O estado da Nação.
Se há coisa que demonstra bem o estado a que este país chegou é esta revelação da troca de e-mails entre Sua Excelência, o Senhor Ministro da Educação, e Sua Excelência, o Senhor Secretário de Estado da Juventude e Desportos. Descontamos a zanga de comadres que está na base da divulgação destes e-mails. Está em causa algo de muito mais profundo: a forma como neste país se compõem os gabinetes dos Ministros e dos Secretários de Estado e as relações entre eles.
Ficámos assim a saber que os Secretários de Estado são impostos aos Ministros pelo Primeiro-Ministro, não sendo aqueles livres de escolher a equipa do seu Ministério. É natural assim que os Ministros vejam com maus olhos estes "ajudantes de Ministros", na imortal expressão de Cavaco Silva. Mas há uma forma de os controlar: é intervir na escolha dos membros do seu gabinete. Assim, no governo de Portugal, um Secretário de Estado não tem sequer autonomia para escolher o seu chefe de gabinete, que lhe é imposto pelo Ministro, e por isso até passa mais tempo no gabinete do Ministro do que no gabinete do seu Secretário de Estado, que por acaso até chefia. Mas o Ministro, que por acaso até é independente, também escolhe o referido chefe de gabinete do Secretário de Estado, pedindo indicações ao partido, não sendo assim de estranhar que lhe tenha saído na rifa alguém que nem sequer tinha as licenciaturas apregoadas.
Daqui resulta que as relações entre Sua Excelência, o Senhor Ministro, e Sua Excelência, o Senhor Secretário de Estado, sejam um mimo. Sua Excelência, o Senhor Ministro, dirige um e-mail a Sua Excelência, o Senhor Secretário de Estado, tratando-o por "João", perguntando-lhe sobre as férias que teria autorizado em relação a um membro do seu gabinete, e transmitindo-lhe uma ordem relativamente aos outros membros do seu gabinete. E Sua Excelência, o Senhor Secretário de Estado, tem que pedir autorização a Sua Excelência, o Senhor Ministro, para demitir o seu próprio chefe de gabinete. Cabe perguntar afinal qual a razão por que alguém aceita assumir uma Secretaria de Estado nessas condições.
E quanto às qualificações para os cargos no Ministério da Educação, estamos conversados.
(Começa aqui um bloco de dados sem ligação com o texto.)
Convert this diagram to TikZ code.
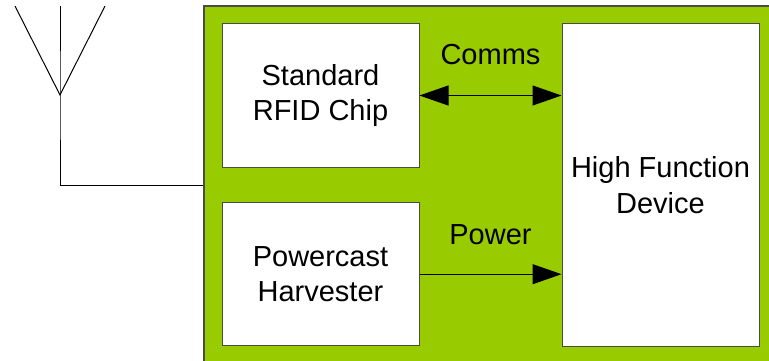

O chefe de gabinete não tinha as licenciaturas apregoadas, mas o Ministro da Educação, que pelos vistos até desconhece o currículo das pessoas que chama para o gabinete do seu Secretário de Estado, consegue escrever um e-mail com a expressão "a cônjuge". De facto, continua muito actual o que Eça de Queiroz escreveu na sua obra Os Maias sobre os oficiais superiores da Instrução Pública.